Nous décidons de partir le jeudi 20 après déjeuner. Je remets les bagages sur la brouette et nous partons vers 14h en reprenant le même chemin qu’à l’aller. Nous passons la nuit, avec cinq autres personnes qui se sont jointes à nous, dans une maison abandonnée près de Saran. Nous dînons avec du lapin et des pommes de terre.
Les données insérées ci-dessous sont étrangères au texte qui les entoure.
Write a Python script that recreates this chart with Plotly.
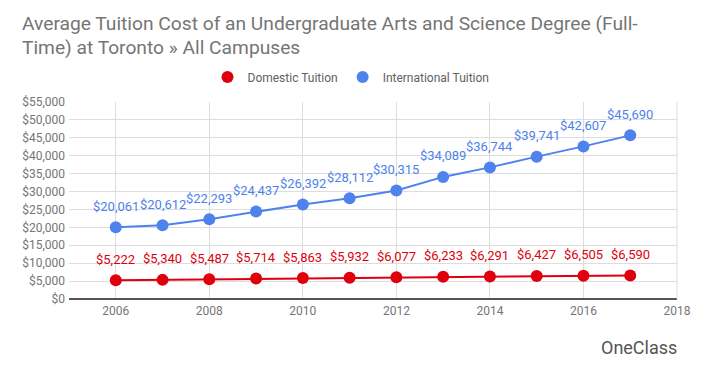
import plotly.graph_objects as go

years = [2006, 2007, 2008, 2009, 2010, 2011, 2012, 2013, 2014, 2015, 2016, 2017]
domestic = [5222, 5340, 5487, 5714, 5863, 5932, 6077, 6233, 6291, 6427, 6505, 6590]
international = [20061, 20612, 22293, 24437, 26392, 28112, 30315, 34089, 36744, 39741, 42607, 45690]
y_ticks = list(range(0, 55001, 5000))
x_ticks = [2006, 2008, 2010, 2012, 2014, 2016, 2018]

RED = "#e0000d"
BLUE = "#4e82ec"

W, H = 698, 360  # page body has an 8px margin

fig = go.Figure()
for name, vals, c in [("Domestic Tuition", domestic, RED), ("International Tuition", international, BLUE)]:
    fig.add_trace(go.Scatter(
        x=years, y=vals, name=name, mode="lines+markers", showlegend=False,
        line=dict(color=c, width=2), marker=dict(size=12, color=c),
        cliponaxis=False,
    ))
    fig.add_trace(go.Scatter(
        x=[None], y=[None], name=name, mode="markers",
        marker=dict(size=11, color=c),
    ))
    for x, y in zip(years, vals):
        fig.add_annotation(x=x, y=y, text=f"${y:,}", showarrow=False,
                           yshift=21, font=dict(color=c, size=13, family="Roboto"))

fig.add_annotation(xref="paper", yref="paper", x=1.003, y=-0.244, xanchor="right", yanchor="middle",
                   text="OneClass", showarrow=False,
                   font=dict(size=18, color="#555555", family="Roboto"))

fig.update_layout(
    width=W, height=H,
    margin=dict(l=61, r=29, t=94, b=69, autoexpand=False),
    paper_bgcolor="white", plot_bgcolor="white",
    title=dict(text="Average Tuition Cost of an Undergraduate Arts and Science Degree (Full-<br>Time) at Toronto » All Campuses",
               x=14 / W, xanchor="left", xref="container", yref="container",
               y=1 - 21.5 / H, yanchor="middle",
               font=dict(family="Roboto", size=19.2, color="#757575")),
    legend=dict(orientation="h", x=(349 - 6) / W, xanchor="center", xref="container", yref="container",
                y=1 - 69 / H, yanchor="middle",
                font=dict(family="Roboto", size=12, color="#616161"), itemsizing="constant"),
    showlegend=True,
    font=dict(family="Roboto"),
)
fig.update_xaxes(range=[2005, 2018], tickvals=x_ticks, ticktext=[str(t) for t in x_ticks],
                 showgrid=True, gridcolor="#dddddd", zeroline=False, automargin=False,
                 tickfont=dict(size=12, color="#757575"), showline=False, ticks="",
                 ticklabelstandoff=3)
fig.update_yaxes(range=[0, 55000], tickvals=y_ticks, ticktext=[f"${v:,}" for v in y_ticks],
                 showgrid=True, gridcolor="#dddddd", zeroline=True, zerolinecolor="#555555",
                 zerolinewidth=2, automargin=False, tickfont=dict(size=12, color="#757575"), ticks="",
                 ticklabelstandoff=3)
fig.add_shape(type="line", xref="paper", yref="paper", x0=1, x1=1, y0=0, y1=1,
              line=dict(color="#dddddd", width=1))
fig.write_html("out.html")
Le vendredi 21 juin, départ à 5h1/2. Après Saran, nous reprenons la route nationale. La tante et une dame suivent lentement. Un Allemand, qui conduit une voiture de la Croix-Rouge, les fait monter dans son auto et les dépose à Chevilly où nous les retrouvons. Une heure après, nous déjeunons avec du porc frais, de la boule de son, un peu de pain de seigle allemand trouvé dans un cantonnement et du chocolat offert par l’Allemand. Nous arrivons à Artenay vers 3h. Les Allemands nous informent qu’un train pour Paris va partir dans vingt minutes. Nous allons à la gare où un train, avec des wagons de marchandises, est formé pour rapatrier les réfugiés. Nous nous installons comme nous pouvons dans un empilage épouvantable, mais nous sommes heureux tout de même. A 9h du soir, arrêt à Juvisy. Le train ne repart que le lendemain à 7h. Avec l’autorisation des Allemands, nous passons la nuit dans une petite salle, sur des sommiers métalliques.
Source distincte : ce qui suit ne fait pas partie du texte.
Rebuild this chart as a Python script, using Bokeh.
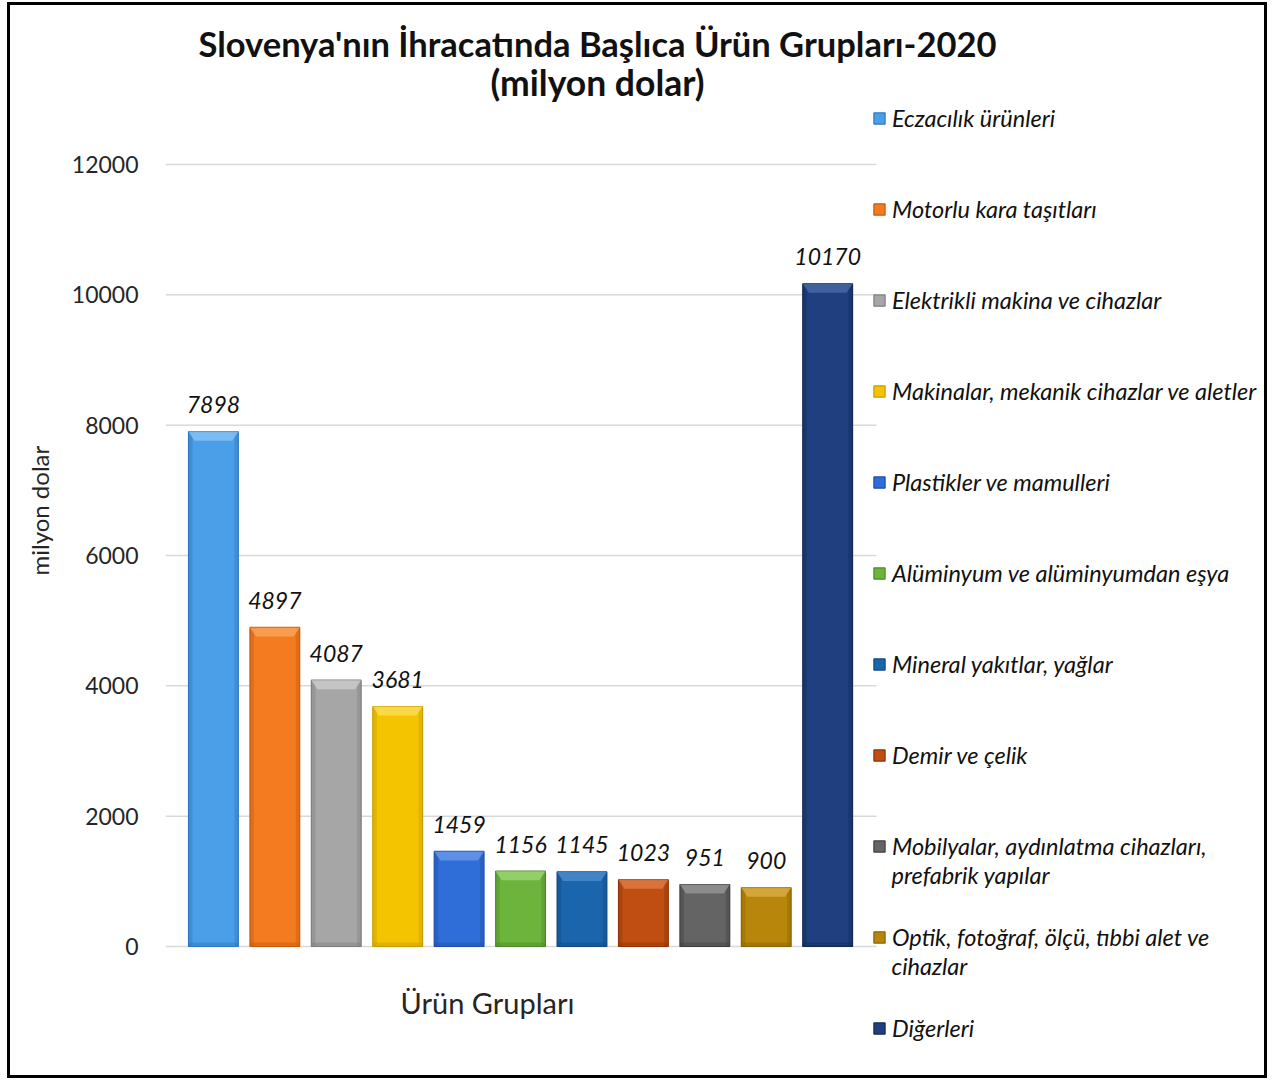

Samedi 22 juin, départ du train à 7h. Arrivée à la gare d’Austerlitz à 9h. Le métro marche, nous le prenons jusqu’à Alésia; il ne va pas plus loin. Nous faisons quelques provisions et nous rentrons à la maison. Nous retrouvons notre appartement comme nous l’avons laissé. Quel soupir de soulagement maintenant que tout est terminé; nous ne regrettons pas notre misère.
J’ai été chez toi, une dame remplaçait la concierge. Elle m’a dit de te dire qu’elle était la maman du jeune papa…que tu saurais. Elle m’a dit aussi que la dame qui était avec toi venait aérer tous les 3 ou 4 jours. Comme elle hésitait à me donner la clef, ne me connaissant pas, je lui ai dit de m’accompagner, ce qu’elle a fait. Tout doit être dans l’état où tu l’as laissé. Monsieur Chesneau a fait enlever toute la farine. »
Les Français, abandonnés à leur triste sort, demandèrent l’armistice avec leurs pieds. La formule n’est pas de moi. Elle dit bien ce qu’elle veut dire.
En quelques semaines, c’est tout le tissu social, le cadre de la vie publique, qui explosa.